» DESCRIPTION OF THE TASK:
Pull out every line of the listing below where "that" appears.

» ROWS:
══════════

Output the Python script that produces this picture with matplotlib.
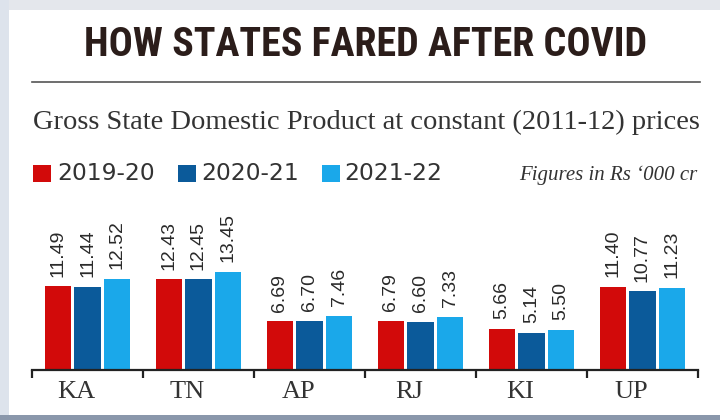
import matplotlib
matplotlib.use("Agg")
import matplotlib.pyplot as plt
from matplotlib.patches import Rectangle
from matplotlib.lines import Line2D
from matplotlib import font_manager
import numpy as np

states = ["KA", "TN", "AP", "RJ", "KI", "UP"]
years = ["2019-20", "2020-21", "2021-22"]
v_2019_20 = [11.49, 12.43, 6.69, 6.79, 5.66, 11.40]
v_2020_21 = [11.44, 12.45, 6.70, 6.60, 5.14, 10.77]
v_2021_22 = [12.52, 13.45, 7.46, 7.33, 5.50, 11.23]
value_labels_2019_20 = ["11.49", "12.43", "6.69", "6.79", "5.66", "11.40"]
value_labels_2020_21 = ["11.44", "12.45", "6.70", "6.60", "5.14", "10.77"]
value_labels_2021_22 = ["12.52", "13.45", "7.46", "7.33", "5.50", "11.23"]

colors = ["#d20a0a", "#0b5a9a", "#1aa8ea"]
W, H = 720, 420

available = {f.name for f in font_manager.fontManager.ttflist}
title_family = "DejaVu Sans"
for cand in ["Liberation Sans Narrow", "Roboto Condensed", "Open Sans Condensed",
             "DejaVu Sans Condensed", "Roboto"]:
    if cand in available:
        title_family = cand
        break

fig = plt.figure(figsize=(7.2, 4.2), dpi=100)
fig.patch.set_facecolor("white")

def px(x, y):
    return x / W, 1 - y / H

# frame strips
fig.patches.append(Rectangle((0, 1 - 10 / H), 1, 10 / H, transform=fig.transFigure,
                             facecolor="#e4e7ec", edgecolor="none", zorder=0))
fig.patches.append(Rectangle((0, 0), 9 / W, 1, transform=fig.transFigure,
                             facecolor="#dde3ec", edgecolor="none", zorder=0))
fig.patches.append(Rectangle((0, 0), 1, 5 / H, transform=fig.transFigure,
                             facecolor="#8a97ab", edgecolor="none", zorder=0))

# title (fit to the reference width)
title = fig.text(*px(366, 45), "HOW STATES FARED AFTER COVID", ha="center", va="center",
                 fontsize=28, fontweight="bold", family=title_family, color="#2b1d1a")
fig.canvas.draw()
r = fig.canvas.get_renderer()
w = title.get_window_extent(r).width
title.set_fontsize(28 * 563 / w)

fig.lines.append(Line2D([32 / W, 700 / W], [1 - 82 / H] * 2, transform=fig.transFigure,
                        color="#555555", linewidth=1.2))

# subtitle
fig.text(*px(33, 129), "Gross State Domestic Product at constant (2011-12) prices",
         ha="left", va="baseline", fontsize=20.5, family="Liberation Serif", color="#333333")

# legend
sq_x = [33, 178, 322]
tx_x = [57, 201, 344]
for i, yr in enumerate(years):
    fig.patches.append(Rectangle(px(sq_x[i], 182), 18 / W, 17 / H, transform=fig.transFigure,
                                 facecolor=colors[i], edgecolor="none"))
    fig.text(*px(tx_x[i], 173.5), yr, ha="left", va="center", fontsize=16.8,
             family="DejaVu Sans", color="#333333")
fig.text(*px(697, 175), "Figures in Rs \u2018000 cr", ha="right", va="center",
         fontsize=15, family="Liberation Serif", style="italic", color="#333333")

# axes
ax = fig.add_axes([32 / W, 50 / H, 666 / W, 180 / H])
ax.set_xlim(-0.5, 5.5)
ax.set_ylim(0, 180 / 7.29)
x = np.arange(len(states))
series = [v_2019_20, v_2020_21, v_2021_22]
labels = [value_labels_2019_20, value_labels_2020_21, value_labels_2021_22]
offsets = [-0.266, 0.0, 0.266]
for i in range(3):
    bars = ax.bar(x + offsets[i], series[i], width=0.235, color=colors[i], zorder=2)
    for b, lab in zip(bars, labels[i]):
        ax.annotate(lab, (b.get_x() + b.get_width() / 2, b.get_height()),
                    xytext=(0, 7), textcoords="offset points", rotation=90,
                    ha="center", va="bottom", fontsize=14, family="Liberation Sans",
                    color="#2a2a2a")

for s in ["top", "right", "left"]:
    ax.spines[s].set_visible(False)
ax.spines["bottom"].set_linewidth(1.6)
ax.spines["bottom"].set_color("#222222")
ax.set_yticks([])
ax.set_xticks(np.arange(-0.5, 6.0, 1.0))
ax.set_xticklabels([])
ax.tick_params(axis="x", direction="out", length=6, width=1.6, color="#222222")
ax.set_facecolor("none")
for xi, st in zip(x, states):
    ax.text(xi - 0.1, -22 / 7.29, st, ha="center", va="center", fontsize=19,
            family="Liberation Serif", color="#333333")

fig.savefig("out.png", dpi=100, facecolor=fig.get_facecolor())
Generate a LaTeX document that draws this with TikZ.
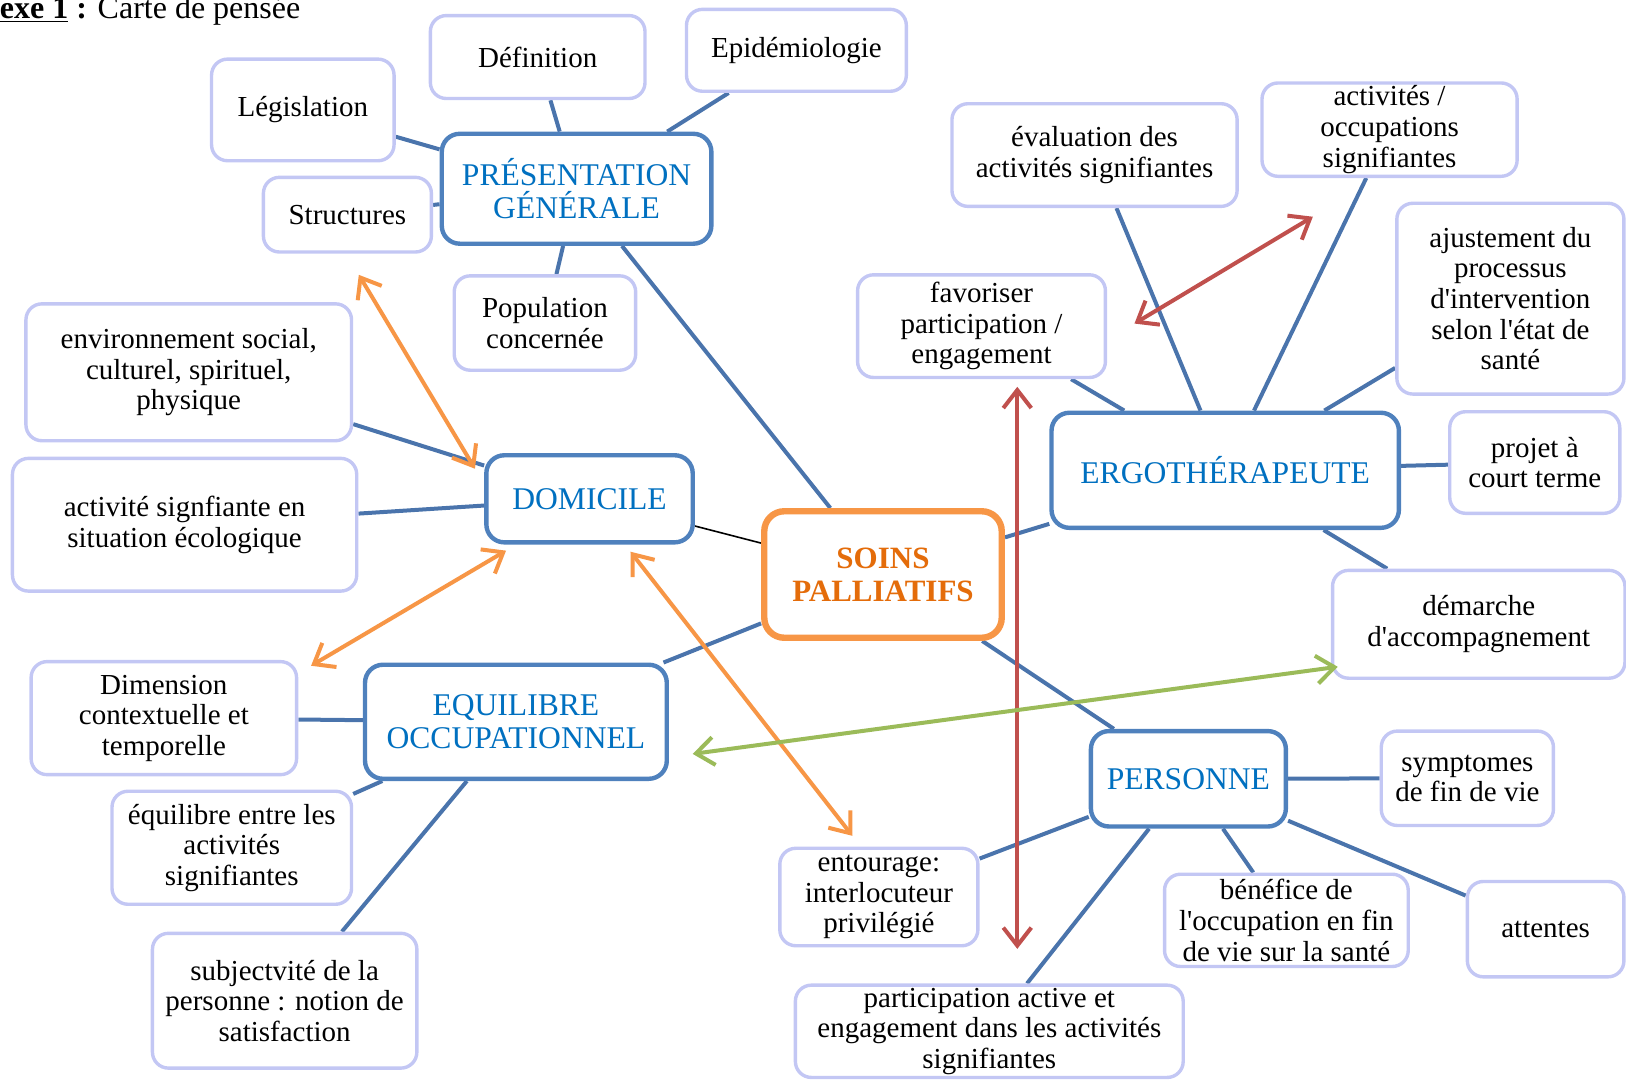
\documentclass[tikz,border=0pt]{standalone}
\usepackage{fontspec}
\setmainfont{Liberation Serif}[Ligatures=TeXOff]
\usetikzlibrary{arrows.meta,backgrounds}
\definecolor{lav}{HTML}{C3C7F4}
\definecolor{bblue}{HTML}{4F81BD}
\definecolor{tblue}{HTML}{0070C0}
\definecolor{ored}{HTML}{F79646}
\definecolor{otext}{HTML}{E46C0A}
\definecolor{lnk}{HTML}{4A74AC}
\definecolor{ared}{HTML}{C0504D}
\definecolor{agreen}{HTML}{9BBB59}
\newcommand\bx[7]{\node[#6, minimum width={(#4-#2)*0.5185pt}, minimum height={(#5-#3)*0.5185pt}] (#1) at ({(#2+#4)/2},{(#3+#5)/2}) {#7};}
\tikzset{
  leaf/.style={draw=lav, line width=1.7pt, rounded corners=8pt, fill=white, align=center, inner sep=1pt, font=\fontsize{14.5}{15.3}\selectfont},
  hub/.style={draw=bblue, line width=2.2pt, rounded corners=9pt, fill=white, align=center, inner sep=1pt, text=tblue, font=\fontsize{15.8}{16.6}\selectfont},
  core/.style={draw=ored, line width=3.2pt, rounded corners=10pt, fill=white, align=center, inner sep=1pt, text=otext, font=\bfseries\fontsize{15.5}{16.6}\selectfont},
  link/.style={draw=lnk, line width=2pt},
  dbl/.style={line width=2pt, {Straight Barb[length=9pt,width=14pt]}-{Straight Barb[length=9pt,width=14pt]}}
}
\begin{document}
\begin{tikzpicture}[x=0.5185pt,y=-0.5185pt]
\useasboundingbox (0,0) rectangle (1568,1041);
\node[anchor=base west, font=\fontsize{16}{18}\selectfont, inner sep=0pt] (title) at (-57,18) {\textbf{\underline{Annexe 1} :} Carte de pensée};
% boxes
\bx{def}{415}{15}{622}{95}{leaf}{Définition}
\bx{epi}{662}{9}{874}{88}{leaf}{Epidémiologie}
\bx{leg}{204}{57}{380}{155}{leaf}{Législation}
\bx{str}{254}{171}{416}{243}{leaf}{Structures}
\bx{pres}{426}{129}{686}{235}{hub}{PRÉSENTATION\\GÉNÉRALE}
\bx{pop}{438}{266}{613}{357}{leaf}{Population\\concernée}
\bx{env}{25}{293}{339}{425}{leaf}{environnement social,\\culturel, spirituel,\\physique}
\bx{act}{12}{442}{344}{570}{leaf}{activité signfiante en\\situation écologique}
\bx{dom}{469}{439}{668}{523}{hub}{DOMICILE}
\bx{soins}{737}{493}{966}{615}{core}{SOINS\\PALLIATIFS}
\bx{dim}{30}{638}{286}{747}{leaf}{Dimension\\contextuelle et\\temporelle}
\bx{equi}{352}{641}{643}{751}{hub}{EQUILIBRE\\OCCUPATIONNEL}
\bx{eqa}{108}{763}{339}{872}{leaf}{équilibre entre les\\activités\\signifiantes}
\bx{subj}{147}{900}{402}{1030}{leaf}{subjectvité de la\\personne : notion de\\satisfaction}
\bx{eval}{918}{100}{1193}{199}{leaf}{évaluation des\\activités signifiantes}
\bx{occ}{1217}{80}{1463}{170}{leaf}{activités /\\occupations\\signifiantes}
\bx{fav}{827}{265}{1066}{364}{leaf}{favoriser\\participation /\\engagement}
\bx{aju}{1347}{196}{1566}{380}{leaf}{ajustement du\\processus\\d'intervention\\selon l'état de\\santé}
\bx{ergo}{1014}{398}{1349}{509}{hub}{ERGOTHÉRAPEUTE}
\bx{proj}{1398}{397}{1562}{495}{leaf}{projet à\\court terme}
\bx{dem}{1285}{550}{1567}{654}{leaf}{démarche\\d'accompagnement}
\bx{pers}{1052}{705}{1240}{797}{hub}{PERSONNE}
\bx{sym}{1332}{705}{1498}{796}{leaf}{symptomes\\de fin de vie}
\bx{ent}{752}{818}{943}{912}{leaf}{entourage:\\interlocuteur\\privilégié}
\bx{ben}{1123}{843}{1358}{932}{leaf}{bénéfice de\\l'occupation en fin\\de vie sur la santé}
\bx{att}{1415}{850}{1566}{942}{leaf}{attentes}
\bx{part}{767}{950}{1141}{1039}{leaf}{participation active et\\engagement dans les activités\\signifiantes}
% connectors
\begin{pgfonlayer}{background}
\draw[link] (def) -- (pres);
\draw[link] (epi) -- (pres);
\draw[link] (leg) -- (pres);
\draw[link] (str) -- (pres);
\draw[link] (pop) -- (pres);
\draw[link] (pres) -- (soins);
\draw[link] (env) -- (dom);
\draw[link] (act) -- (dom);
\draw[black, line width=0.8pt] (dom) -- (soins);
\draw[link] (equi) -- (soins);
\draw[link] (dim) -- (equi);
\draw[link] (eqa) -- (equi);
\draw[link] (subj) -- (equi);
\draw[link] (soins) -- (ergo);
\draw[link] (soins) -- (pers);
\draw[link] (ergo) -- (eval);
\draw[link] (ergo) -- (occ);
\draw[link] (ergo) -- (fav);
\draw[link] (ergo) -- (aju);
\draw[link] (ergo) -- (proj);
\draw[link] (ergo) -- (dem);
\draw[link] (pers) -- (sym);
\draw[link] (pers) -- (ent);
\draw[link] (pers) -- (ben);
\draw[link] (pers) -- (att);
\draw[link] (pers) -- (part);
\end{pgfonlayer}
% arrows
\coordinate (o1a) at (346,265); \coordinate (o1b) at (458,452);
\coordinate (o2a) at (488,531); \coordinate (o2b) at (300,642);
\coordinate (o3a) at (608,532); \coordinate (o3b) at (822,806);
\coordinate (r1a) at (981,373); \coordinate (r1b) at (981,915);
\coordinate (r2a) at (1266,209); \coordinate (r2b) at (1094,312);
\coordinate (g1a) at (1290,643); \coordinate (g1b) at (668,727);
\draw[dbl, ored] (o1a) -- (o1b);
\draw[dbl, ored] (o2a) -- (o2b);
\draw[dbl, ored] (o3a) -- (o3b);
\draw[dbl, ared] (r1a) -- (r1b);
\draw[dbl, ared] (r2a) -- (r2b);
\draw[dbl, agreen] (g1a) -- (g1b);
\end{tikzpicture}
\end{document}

══════════

» FINAL RESULT:
Output the Python script that produces this picture with matplotlib.
Generate a LaTeX document that draws this with TikZ.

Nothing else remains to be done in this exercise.